Directions for this task:
From the entries below, print exactly the span beginning with the line holding "Reproduce this diagram with TikZ." and ending with the line holding "(382.7,228.3) -- (366,249.3);", endpoints included, and skip any pictures.

Dataset records:

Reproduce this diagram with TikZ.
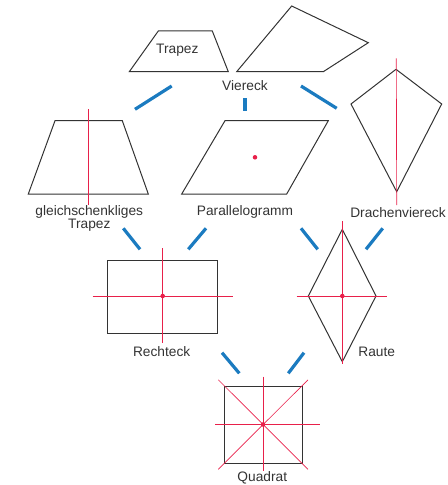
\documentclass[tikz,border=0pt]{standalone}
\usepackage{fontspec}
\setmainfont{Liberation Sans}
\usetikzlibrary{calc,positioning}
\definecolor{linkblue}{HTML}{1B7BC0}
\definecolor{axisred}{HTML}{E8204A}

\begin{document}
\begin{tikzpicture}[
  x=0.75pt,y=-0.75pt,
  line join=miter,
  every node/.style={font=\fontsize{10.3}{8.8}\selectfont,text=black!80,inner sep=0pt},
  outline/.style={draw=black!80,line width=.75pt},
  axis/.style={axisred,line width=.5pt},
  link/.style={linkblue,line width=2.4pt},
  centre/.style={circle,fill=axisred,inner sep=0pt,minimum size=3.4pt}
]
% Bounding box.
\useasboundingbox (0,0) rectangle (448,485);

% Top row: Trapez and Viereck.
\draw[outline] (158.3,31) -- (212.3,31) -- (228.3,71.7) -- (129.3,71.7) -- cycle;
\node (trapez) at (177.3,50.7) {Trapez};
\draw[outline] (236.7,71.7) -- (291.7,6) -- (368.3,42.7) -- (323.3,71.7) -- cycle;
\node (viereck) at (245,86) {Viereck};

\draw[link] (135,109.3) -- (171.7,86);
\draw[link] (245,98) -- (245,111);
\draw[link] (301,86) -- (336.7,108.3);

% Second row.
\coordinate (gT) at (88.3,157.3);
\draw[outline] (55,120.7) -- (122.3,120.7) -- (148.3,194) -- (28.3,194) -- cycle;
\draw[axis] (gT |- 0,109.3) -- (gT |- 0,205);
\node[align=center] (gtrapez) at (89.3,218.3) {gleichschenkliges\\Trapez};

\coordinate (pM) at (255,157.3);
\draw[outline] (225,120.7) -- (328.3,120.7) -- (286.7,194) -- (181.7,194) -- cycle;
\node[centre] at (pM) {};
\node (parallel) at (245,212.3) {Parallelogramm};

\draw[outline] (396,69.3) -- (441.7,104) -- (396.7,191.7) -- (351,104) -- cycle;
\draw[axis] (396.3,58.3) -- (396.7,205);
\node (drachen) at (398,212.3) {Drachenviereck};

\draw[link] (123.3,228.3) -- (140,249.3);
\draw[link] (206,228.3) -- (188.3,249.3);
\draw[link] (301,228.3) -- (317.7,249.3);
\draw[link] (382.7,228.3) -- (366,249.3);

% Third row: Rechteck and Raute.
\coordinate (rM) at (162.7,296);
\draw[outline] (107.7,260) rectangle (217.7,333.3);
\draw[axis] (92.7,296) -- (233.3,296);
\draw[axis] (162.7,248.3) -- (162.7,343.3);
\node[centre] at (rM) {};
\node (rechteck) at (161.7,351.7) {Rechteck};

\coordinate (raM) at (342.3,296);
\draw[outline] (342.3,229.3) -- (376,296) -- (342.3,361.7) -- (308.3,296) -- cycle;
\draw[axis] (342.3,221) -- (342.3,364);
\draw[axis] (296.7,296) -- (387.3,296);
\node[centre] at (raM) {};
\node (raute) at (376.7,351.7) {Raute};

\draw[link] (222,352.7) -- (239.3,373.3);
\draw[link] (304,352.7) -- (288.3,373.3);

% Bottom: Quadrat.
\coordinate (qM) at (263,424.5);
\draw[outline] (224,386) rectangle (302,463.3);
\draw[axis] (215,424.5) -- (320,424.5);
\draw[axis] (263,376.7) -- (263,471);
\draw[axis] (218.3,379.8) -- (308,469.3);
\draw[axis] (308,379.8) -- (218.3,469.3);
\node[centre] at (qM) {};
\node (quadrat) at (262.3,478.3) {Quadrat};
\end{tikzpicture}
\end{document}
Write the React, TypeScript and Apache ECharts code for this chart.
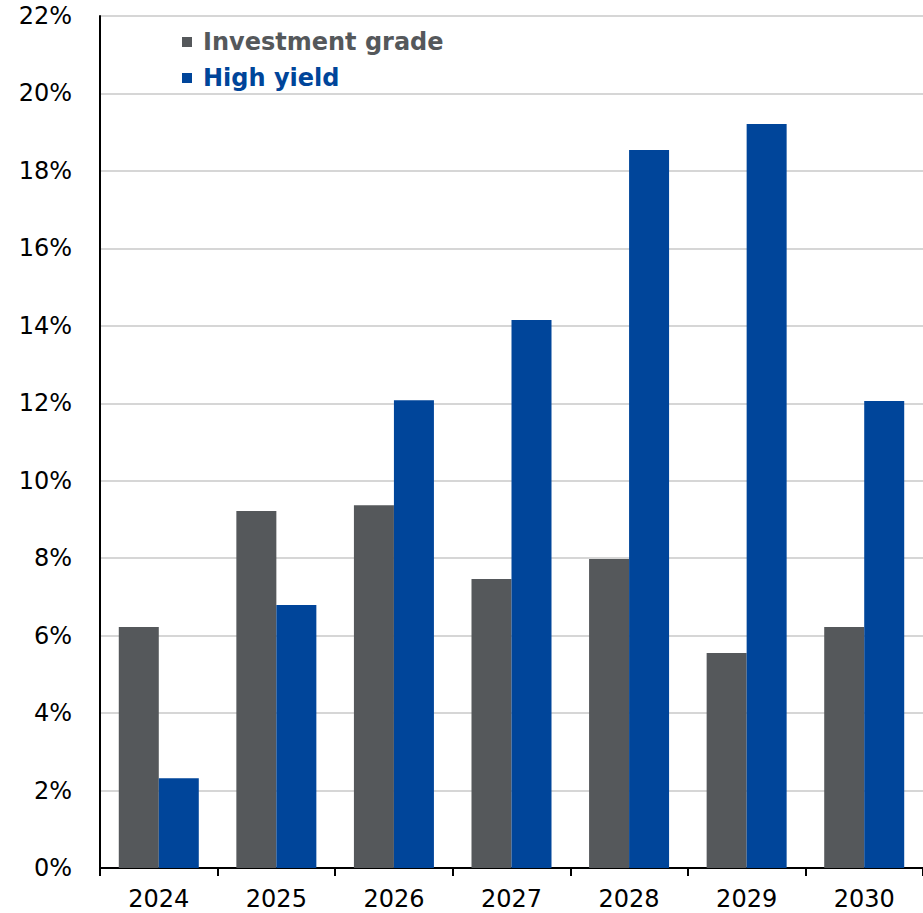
--
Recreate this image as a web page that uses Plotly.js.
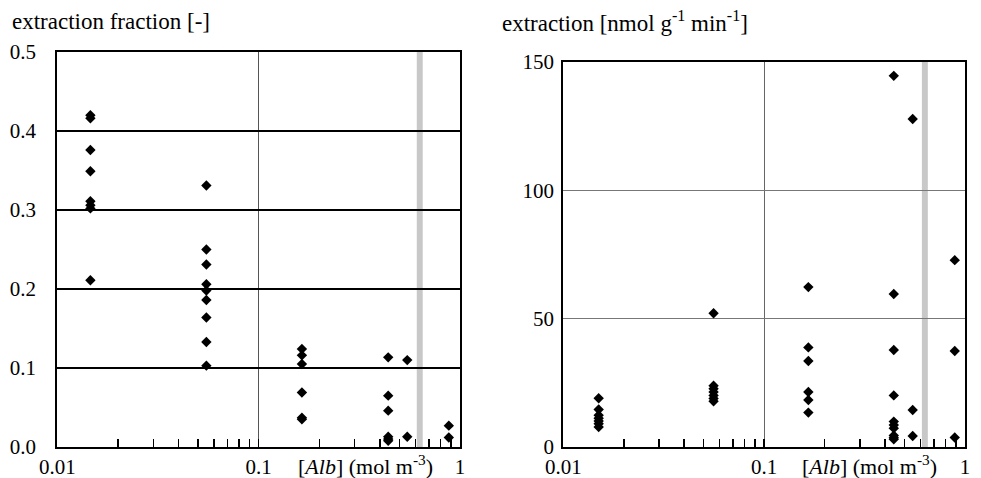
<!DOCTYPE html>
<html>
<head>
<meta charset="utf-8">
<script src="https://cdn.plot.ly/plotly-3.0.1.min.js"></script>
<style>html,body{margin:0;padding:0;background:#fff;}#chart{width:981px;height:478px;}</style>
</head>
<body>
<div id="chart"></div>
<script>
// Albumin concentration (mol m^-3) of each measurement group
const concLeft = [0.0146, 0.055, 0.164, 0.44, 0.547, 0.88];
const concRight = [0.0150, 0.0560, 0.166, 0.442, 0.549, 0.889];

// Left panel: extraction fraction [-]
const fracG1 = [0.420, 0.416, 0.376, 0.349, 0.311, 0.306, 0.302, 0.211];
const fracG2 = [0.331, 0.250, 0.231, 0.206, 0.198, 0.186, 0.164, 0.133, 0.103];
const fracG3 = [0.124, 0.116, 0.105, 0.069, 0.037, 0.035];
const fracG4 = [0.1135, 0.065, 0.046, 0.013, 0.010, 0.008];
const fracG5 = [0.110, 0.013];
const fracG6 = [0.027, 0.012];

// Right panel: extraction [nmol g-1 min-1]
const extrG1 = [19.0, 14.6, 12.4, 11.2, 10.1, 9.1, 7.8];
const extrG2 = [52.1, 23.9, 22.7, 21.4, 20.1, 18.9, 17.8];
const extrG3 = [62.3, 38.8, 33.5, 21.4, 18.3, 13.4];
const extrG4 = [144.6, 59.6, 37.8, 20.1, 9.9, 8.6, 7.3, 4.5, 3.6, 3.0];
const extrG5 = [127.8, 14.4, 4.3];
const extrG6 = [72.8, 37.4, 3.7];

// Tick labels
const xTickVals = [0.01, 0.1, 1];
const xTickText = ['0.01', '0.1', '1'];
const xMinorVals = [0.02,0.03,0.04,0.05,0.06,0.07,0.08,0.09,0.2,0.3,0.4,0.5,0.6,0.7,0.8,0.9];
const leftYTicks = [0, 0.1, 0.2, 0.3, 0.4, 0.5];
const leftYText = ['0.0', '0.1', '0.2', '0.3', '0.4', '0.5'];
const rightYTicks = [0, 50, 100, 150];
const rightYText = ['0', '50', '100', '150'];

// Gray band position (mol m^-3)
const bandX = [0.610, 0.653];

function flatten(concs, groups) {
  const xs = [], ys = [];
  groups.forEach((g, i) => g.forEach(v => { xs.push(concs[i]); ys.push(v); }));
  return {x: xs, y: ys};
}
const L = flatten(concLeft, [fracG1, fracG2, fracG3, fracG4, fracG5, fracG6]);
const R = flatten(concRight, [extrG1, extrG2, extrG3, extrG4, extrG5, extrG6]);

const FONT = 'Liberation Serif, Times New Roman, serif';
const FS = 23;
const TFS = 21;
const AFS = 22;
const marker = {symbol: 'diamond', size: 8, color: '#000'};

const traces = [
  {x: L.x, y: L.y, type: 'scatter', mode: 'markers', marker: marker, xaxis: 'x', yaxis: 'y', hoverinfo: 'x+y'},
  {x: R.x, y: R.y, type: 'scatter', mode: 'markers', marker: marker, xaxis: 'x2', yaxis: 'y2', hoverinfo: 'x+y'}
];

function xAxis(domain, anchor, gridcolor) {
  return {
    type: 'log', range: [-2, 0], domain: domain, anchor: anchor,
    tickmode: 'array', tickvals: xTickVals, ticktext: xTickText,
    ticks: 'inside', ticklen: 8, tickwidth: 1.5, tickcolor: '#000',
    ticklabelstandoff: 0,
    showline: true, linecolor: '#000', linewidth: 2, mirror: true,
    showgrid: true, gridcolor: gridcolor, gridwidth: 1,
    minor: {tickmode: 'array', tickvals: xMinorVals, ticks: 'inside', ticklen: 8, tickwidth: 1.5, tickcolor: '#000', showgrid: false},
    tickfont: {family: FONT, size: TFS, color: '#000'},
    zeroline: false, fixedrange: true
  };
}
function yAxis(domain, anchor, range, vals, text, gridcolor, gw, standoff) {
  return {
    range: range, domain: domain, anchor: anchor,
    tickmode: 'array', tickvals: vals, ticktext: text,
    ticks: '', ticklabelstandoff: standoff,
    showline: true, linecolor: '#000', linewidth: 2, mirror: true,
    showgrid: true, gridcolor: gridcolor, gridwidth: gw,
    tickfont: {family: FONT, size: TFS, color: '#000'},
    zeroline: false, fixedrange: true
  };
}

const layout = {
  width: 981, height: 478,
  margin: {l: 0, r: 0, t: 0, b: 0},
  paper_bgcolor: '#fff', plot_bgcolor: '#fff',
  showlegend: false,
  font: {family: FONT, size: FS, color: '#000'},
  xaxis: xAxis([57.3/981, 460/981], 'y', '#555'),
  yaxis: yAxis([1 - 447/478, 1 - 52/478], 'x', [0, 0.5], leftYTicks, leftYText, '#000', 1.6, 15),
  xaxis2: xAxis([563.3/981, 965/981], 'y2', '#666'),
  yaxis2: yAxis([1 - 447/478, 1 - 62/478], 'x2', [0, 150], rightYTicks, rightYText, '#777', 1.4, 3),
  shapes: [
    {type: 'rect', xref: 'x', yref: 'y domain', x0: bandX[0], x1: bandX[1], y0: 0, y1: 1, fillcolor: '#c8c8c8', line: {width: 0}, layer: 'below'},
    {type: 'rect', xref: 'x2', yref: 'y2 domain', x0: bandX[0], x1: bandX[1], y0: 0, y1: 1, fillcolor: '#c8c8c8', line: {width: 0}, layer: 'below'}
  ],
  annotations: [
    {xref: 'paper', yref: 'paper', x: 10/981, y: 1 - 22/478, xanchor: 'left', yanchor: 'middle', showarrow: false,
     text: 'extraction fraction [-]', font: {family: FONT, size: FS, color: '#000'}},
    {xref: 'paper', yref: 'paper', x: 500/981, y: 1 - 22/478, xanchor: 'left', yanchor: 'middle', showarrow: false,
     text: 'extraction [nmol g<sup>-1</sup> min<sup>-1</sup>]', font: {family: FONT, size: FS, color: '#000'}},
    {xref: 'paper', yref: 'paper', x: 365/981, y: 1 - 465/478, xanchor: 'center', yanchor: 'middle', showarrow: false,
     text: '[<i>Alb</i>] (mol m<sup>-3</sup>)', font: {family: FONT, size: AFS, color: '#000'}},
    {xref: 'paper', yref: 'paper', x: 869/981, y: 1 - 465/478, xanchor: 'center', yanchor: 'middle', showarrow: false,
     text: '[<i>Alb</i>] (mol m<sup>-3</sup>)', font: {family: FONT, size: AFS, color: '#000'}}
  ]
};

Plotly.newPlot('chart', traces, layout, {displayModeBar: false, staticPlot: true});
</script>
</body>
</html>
==
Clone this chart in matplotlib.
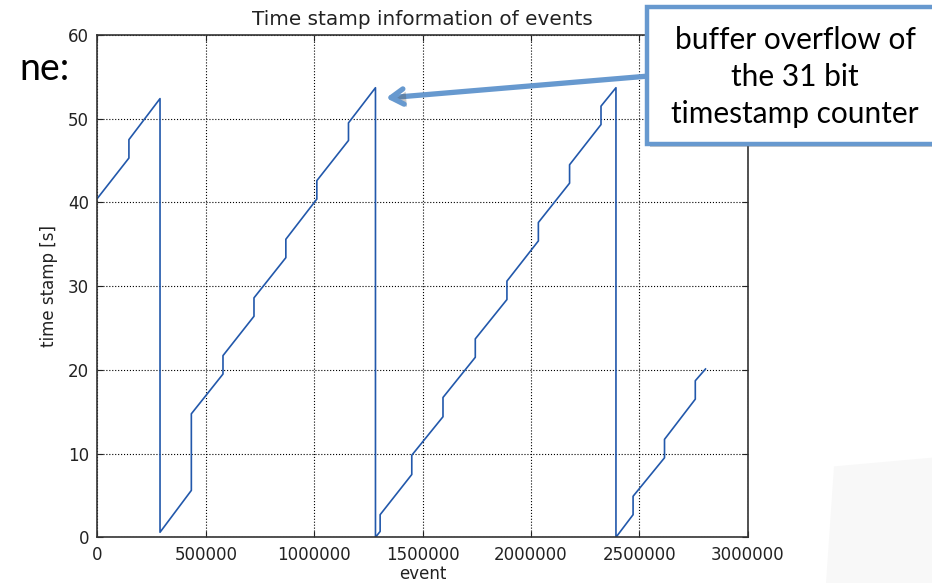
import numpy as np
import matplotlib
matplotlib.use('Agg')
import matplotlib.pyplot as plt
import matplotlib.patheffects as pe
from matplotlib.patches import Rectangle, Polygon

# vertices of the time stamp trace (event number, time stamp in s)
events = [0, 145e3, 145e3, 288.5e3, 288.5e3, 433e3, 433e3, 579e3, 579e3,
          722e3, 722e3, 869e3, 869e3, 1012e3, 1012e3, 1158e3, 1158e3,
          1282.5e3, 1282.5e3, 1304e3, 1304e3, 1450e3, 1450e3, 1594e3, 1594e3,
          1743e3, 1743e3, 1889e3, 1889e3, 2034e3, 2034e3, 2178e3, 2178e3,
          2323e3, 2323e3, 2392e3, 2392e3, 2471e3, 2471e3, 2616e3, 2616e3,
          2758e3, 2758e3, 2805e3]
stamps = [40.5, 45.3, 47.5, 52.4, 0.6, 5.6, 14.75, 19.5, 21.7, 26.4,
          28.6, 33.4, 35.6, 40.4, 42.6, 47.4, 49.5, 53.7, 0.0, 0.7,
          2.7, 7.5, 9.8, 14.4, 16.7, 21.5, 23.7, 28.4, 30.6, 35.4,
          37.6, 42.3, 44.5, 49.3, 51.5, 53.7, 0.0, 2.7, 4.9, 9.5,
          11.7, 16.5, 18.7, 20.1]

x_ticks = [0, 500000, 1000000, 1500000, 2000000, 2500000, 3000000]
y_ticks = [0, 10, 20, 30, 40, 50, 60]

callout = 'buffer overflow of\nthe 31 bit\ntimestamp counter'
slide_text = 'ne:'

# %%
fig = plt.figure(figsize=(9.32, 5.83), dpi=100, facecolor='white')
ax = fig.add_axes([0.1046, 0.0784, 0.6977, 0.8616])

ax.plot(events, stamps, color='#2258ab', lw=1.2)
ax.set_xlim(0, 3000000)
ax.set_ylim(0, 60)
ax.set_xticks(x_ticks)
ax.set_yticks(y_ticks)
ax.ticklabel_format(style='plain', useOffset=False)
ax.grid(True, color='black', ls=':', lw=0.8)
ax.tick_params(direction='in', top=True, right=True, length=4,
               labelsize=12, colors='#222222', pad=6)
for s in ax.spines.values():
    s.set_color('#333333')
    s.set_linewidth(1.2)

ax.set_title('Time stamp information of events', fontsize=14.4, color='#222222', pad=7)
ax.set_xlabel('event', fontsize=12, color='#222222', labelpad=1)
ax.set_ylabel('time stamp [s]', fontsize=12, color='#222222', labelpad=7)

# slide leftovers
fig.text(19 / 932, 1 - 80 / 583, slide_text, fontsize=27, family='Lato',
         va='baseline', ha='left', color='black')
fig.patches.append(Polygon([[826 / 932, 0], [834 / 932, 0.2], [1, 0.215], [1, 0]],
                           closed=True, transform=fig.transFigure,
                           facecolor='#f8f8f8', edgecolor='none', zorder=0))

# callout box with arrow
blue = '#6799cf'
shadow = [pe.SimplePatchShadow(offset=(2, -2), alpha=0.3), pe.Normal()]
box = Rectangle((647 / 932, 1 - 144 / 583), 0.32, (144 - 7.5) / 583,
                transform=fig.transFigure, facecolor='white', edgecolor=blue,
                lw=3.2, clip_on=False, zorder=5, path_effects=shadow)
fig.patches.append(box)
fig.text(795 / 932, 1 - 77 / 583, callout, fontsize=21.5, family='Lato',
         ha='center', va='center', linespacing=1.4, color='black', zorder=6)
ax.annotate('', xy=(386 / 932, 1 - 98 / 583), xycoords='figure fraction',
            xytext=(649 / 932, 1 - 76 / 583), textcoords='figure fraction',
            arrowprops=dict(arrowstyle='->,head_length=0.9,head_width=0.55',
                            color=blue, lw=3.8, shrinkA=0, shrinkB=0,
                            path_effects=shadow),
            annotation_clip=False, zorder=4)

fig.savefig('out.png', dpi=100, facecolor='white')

Final answer:
Reproduce this diagram with TikZ.
\documentclass[tikz,border=0pt]{standalone}
\usepackage{fontspec}
\setmainfont{Liberation Sans}
\usetikzlibrary{calc,positioning}
\definecolor{linkblue}{HTML}{1B7BC0}
\definecolor{axisred}{HTML}{E8204A}

\begin{document}
\begin{tikzpicture}[
  x=0.75pt,y=-0.75pt,
  line join=miter,
  every node/.style={font=\fontsize{10.3}{8.8}\selectfont,text=black!80,inner sep=0pt},
  outline/.style={draw=black!80,line width=.75pt},
  axis/.style={axisred,line width=.5pt},
  link/.style={linkblue,line width=2.4pt},
  centre/.style={circle,fill=axisred,inner sep=0pt,minimum size=3.4pt}
]
% Bounding box.
\useasboundingbox (0,0) rectangle (448,485);

% Top row: Trapez and Viereck.
\draw[outline] (158.3,31) -- (212.3,31) -- (228.3,71.7) -- (129.3,71.7) -- cycle;
\node (trapez) at (177.3,50.7) {Trapez};
\draw[outline] (236.7,71.7) -- (291.7,6) -- (368.3,42.7) -- (323.3,71.7) -- cycle;
\node (viereck) at (245,86) {Viereck};

\draw[link] (135,109.3) -- (171.7,86);
\draw[link] (245,98) -- (245,111);
\draw[link] (301,86) -- (336.7,108.3);

% Second row.
\coordinate (gT) at (88.3,157.3);
\draw[outline] (55,120.7) -- (122.3,120.7) -- (148.3,194) -- (28.3,194) -- cycle;
\draw[axis] (gT |- 0,109.3) -- (gT |- 0,205);
\node[align=center] (gtrapez) at (89.3,218.3) {gleichschenkliges\\Trapez};

\coordinate (pM) at (255,157.3);
\draw[outline] (225,120.7) -- (328.3,120.7) -- (286.7,194) -- (181.7,194) -- cycle;
\node[centre] at (pM) {};
\node (parallel) at (245,212.3) {Parallelogramm};

\draw[outline] (396,69.3) -- (441.7,104) -- (396.7,191.7) -- (351,104) -- cycle;
\draw[axis] (396.3,58.3) -- (396.7,205);
\node (drachen) at (398,212.3) {Drachenviereck};

\draw[link] (123.3,228.3) -- (140,249.3);
\draw[link] (206,228.3) -- (188.3,249.3);
\draw[link] (301,228.3) -- (317.7,249.3);
\draw[link] (382.7,228.3) -- (366,249.3);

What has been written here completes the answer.